▸ INFORMATION PROVIDED:

>>>>

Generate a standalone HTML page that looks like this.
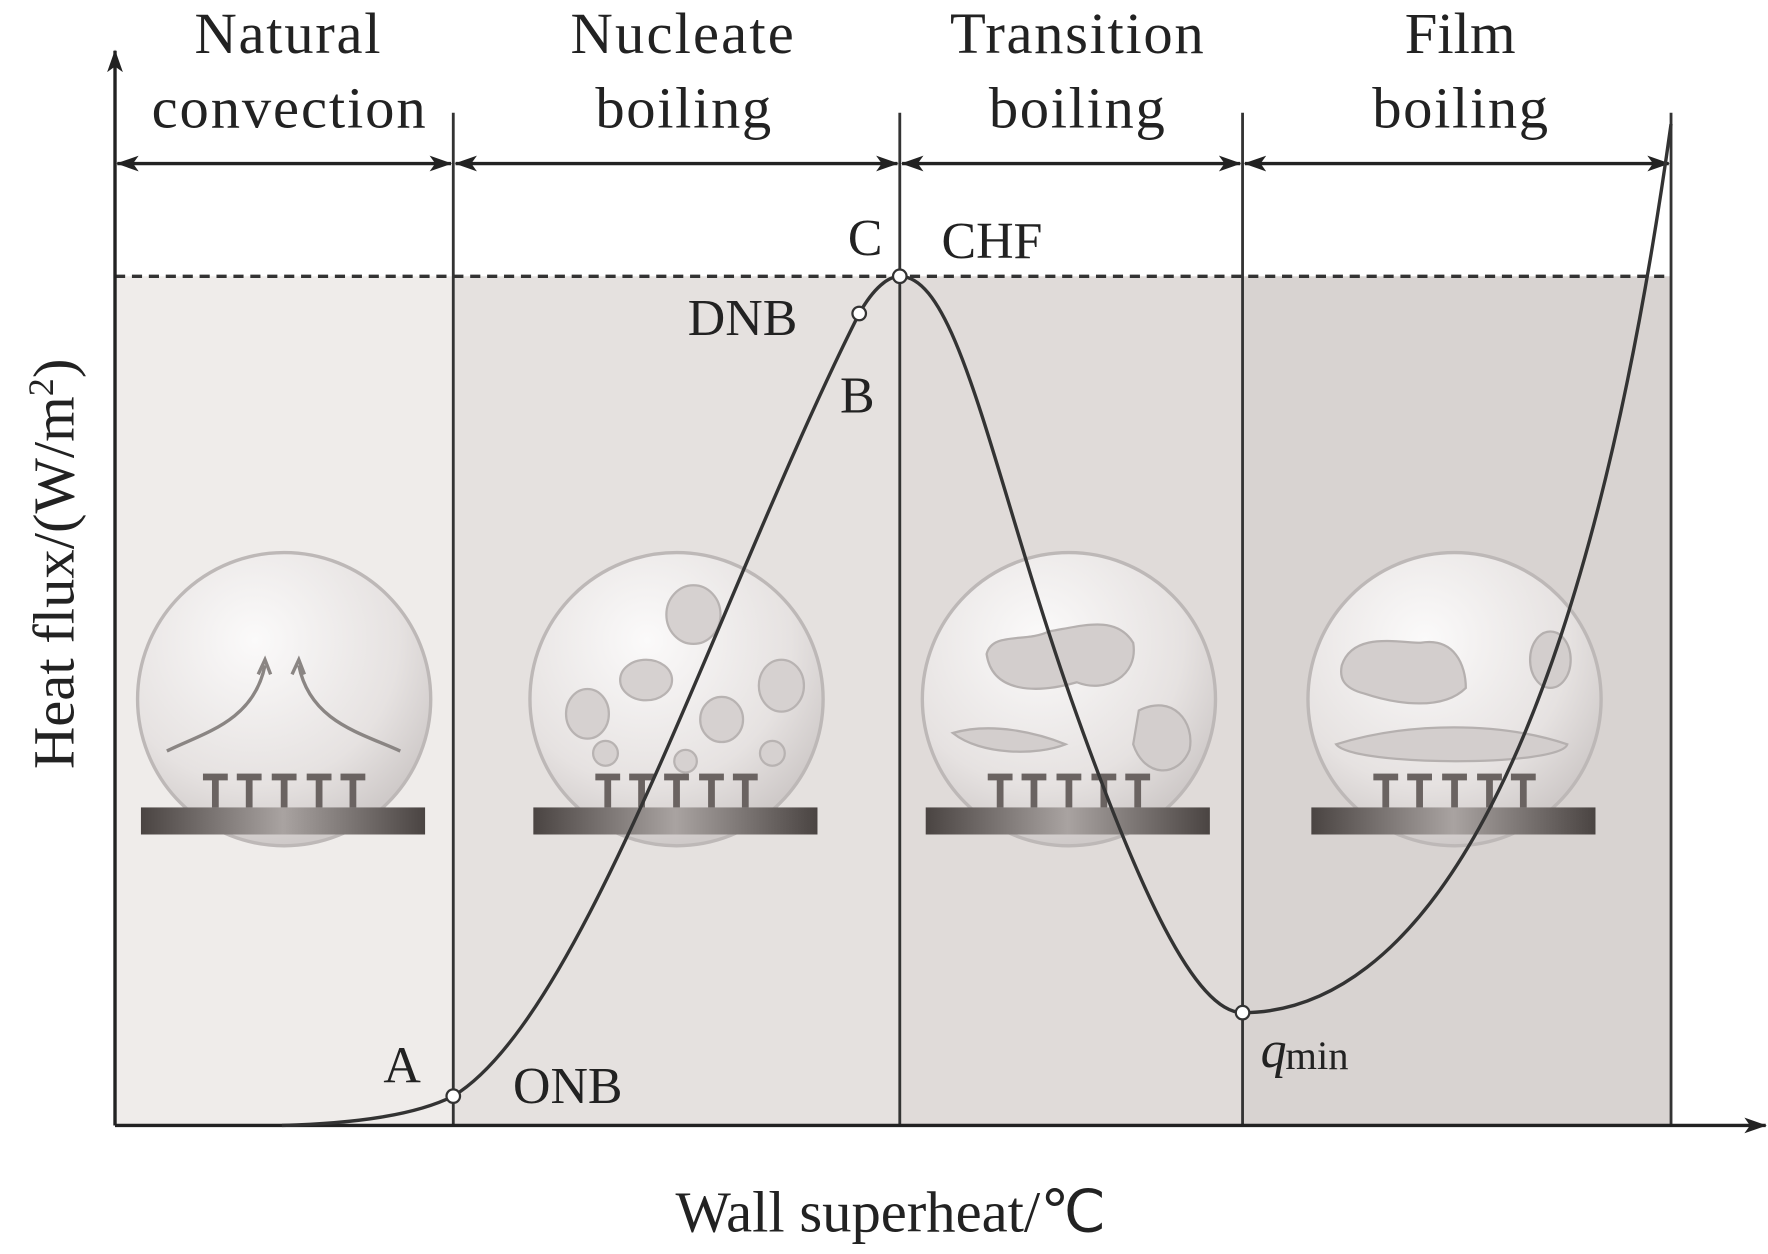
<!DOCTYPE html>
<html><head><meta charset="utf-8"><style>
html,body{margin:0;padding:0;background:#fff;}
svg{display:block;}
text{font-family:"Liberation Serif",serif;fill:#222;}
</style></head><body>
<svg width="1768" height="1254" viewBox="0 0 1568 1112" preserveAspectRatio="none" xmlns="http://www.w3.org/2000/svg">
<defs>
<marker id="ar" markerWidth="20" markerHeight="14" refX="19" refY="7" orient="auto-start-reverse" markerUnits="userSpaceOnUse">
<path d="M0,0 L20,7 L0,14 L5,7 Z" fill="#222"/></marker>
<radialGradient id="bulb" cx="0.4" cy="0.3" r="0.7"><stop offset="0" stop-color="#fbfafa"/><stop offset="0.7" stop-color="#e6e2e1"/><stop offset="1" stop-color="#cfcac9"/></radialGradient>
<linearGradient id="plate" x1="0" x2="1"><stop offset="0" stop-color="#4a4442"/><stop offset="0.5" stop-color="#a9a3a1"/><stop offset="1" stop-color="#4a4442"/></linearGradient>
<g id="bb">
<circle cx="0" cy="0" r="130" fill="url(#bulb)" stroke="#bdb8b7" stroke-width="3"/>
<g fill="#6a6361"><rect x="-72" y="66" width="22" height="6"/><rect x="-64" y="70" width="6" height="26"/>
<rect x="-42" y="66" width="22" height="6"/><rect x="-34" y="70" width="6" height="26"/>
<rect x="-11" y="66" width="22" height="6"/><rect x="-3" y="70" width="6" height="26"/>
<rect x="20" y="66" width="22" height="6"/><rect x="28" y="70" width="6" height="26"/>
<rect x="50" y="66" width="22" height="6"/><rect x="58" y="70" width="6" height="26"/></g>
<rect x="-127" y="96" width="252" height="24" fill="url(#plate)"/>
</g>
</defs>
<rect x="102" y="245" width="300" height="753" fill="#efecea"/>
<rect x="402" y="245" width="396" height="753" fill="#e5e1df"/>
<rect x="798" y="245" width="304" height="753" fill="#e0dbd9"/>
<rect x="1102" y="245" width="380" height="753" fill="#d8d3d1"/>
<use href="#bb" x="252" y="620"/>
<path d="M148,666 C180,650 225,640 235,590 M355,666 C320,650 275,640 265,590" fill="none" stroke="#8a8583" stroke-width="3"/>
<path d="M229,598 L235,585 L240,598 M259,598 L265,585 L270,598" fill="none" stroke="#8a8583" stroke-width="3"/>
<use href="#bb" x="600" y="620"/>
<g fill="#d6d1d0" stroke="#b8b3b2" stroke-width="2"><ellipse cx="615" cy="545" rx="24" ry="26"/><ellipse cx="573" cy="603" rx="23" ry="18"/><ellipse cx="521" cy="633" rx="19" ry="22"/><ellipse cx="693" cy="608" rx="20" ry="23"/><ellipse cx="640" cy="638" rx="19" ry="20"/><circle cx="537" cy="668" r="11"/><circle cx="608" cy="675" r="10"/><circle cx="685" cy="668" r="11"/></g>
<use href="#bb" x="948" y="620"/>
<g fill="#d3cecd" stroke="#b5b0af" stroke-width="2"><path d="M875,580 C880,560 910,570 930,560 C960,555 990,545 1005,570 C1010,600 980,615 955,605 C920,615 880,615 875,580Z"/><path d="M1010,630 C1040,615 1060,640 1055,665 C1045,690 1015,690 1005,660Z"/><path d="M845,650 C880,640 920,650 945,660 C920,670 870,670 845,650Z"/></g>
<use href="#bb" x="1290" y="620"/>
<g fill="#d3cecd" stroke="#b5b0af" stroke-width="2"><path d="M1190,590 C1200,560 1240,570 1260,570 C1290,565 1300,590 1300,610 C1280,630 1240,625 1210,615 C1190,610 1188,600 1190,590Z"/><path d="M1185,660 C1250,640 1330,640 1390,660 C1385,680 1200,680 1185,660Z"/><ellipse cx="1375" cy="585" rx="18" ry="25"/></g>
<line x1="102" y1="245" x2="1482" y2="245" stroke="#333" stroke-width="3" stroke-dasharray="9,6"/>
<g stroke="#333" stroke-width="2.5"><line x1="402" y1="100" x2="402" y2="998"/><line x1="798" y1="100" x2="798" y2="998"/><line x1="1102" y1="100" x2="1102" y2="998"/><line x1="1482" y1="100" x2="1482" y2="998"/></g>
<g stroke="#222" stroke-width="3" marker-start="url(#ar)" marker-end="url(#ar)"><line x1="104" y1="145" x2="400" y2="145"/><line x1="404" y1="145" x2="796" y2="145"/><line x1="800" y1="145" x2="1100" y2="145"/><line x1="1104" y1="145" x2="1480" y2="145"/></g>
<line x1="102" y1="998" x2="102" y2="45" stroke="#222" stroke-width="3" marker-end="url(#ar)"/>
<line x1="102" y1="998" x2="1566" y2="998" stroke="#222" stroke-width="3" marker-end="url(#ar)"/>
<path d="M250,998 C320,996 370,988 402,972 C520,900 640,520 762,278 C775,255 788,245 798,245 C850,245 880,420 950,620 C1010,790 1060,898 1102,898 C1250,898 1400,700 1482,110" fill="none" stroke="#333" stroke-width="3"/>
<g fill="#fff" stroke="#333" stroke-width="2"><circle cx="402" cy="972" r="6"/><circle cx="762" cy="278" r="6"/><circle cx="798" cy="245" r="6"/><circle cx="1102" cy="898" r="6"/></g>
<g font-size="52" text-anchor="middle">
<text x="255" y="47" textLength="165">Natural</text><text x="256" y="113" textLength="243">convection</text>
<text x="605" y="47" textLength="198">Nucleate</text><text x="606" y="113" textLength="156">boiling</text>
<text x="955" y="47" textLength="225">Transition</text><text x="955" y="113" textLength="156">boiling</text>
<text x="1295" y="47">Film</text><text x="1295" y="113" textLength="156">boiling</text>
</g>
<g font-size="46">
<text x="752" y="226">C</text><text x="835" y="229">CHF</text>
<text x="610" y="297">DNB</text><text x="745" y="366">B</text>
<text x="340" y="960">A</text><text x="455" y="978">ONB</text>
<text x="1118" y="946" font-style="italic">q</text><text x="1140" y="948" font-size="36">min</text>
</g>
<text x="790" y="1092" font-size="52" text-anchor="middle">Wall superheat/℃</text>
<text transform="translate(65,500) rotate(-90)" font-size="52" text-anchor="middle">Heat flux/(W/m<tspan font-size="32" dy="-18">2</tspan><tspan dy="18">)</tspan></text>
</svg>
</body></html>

<<<<

Restate the listing above word for word, and skip the pictures.

▸ RESULT:
Generate a standalone HTML page that looks like this.
<!DOCTYPE html>
<html><head><meta charset="utf-8"><style>
html,body{margin:0;padding:0;background:#fff;}
svg{display:block;}
text{font-family:"Liberation Serif",serif;fill:#222;}
</style></head><body>
<svg width="1768" height="1254" viewBox="0 0 1568 1112" preserveAspectRatio="none" xmlns="http://www.w3.org/2000/svg">
<defs>
<marker id="ar" markerWidth="20" markerHeight="14" refX="19" refY="7" orient="auto-start-reverse" markerUnits="userSpaceOnUse">
<path d="M0,0 L20,7 L0,14 L5,7 Z" fill="#222"/></marker>
<radialGradient id="bulb" cx="0.4" cy="0.3" r="0.7"><stop offset="0" stop-color="#fbfafa"/><stop offset="0.7" stop-color="#e6e2e1"/><stop offset="1" stop-color="#cfcac9"/></radialGradient>
<linearGradient id="plate" x1="0" x2="1"><stop offset="0" stop-color="#4a4442"/><stop offset="0.5" stop-color="#a9a3a1"/><stop offset="1" stop-color="#4a4442"/></linearGradient>
<g id="bb">
<circle cx="0" cy="0" r="130" fill="url(#bulb)" stroke="#bdb8b7" stroke-width="3"/>
<g fill="#6a6361"><rect x="-72" y="66" width="22" height="6"/><rect x="-64" y="70" width="6" height="26"/>
<rect x="-42" y="66" width="22" height="6"/><rect x="-34" y="70" width="6" height="26"/>
<rect x="-11" y="66" width="22" height="6"/><rect x="-3" y="70" width="6" height="26"/>
<rect x="20" y="66" width="22" height="6"/><rect x="28" y="70" width="6" height="26"/>
<rect x="50" y="66" width="22" height="6"/><rect x="58" y="70" width="6" height="26"/></g>
<rect x="-127" y="96" width="252" height="24" fill="url(#plate)"/>
</g>
</defs>
<rect x="102" y="245" width="300" height="753" fill="#efecea"/>
<rect x="402" y="245" width="396" height="753" fill="#e5e1df"/>
<rect x="798" y="245" width="304" height="753" fill="#e0dbd9"/>
<rect x="1102" y="245" width="380" height="753" fill="#d8d3d1"/>
<use href="#bb" x="252" y="620"/>
<path d="M148,666 C180,650 225,640 235,590 M355,666 C320,650 275,640 265,590" fill="none" stroke="#8a8583" stroke-width="3"/>
<path d="M229,598 L235,585 L240,598 M259,598 L265,585 L270,598" fill="none" stroke="#8a8583" stroke-width="3"/>
<use href="#bb" x="600" y="620"/>
<g fill="#d6d1d0" stroke="#b8b3b2" stroke-width="2"><ellipse cx="615" cy="545" rx="24" ry="26"/><ellipse cx="573" cy="603" rx="23" ry="18"/><ellipse cx="521" cy="633" rx="19" ry="22"/><ellipse cx="693" cy="608" rx="20" ry="23"/><ellipse cx="640" cy="638" rx="19" ry="20"/><circle cx="537" cy="668" r="11"/><circle cx="608" cy="675" r="10"/><circle cx="685" cy="668" r="11"/></g>
<use href="#bb" x="948" y="620"/>
<g fill="#d3cecd" stroke="#b5b0af" stroke-width="2"><path d="M875,580 C880,560 910,570 930,560 C960,555 990,545 1005,570 C1010,600 980,615 955,605 C920,615 880,615 875,580Z"/><path d="M1010,630 C1040,615 1060,640 1055,665 C1045,690 1015,690 1005,660Z"/><path d="M845,650 C880,640 920,650 945,660 C920,670 870,670 845,650Z"/></g>
<use href="#bb" x="1290" y="620"/>
<g fill="#d3cecd" stroke="#b5b0af" stroke-width="2"><path d="M1190,590 C1200,560 1240,570 1260,570 C1290,565 1300,590 1300,610 C1280,630 1240,625 1210,615 C1190,610 1188,600 1190,590Z"/><path d="M1185,660 C1250,640 1330,640 1390,660 C1385,680 1200,680 1185,660Z"/><ellipse cx="1375" cy="585" rx="18" ry="25"/></g>
<line x1="102" y1="245" x2="1482" y2="245" stroke="#333" stroke-width="3" stroke-dasharray="9,6"/>
<g stroke="#333" stroke-width="2.5"><line x1="402" y1="100" x2="402" y2="998"/><line x1="798" y1="100" x2="798" y2="998"/><line x1="1102" y1="100" x2="1102" y2="998"/><line x1="1482" y1="100" x2="1482" y2="998"/></g>
<g stroke="#222" stroke-width="3" marker-start="url(#ar)" marker-end="url(#ar)"><line x1="104" y1="145" x2="400" y2="145"/><line x1="404" y1="145" x2="796" y2="145"/><line x1="800" y1="145" x2="1100" y2="145"/><line x1="1104" y1="145" x2="1480" y2="145"/></g>
<line x1="102" y1="998" x2="102" y2="45" stroke="#222" stroke-width="3" marker-end="url(#ar)"/>
<line x1="102" y1="998" x2="1566" y2="998" stroke="#222" stroke-width="3" marker-end="url(#ar)"/>
<path d="M250,998 C320,996 370,988 402,972 C520,900 640,520 762,278 C775,255 788,245 798,245 C850,245 880,420 950,620 C1010,790 1060,898 1102,898 C1250,898 1400,700 1482,110" fill="none" stroke="#333" stroke-width="3"/>
<g fill="#fff" stroke="#333" stroke-width="2"><circle cx="402" cy="972" r="6"/><circle cx="762" cy="278" r="6"/><circle cx="798" cy="245" r="6"/><circle cx="1102" cy="898" r="6"/></g>
<g font-size="52" text-anchor="middle">
<text x="255" y="47" textLength="165">Natural</text><text x="256" y="113" textLength="243">convection</text>
<text x="605" y="47" textLength="198">Nucleate</text><text x="606" y="113" textLength="156">boiling</text>
<text x="955" y="47" textLength="225">Transition</text><text x="955" y="113" textLength="156">boiling</text>
<text x="1295" y="47">Film</text><text x="1295" y="113" textLength="156">boiling</text>
</g>
<g font-size="46">
<text x="752" y="226">C</text><text x="835" y="229">CHF</text>
<text x="610" y="297">DNB</text><text x="745" y="366">B</text>
<text x="340" y="960">A</text><text x="455" y="978">ONB</text>
<text x="1118" y="946" font-style="italic">q</text><text x="1140" y="948" font-size="36">min</text>
</g>
<text x="790" y="1092" font-size="52" text-anchor="middle">Wall superheat/℃</text>
<text transform="translate(65,500) rotate(-90)" font-size="52" text-anchor="middle">Heat flux/(W/m<tspan font-size="32" dy="-18">2</tspan><tspan dy="18">)</tspan></text>
</svg>
</body></html>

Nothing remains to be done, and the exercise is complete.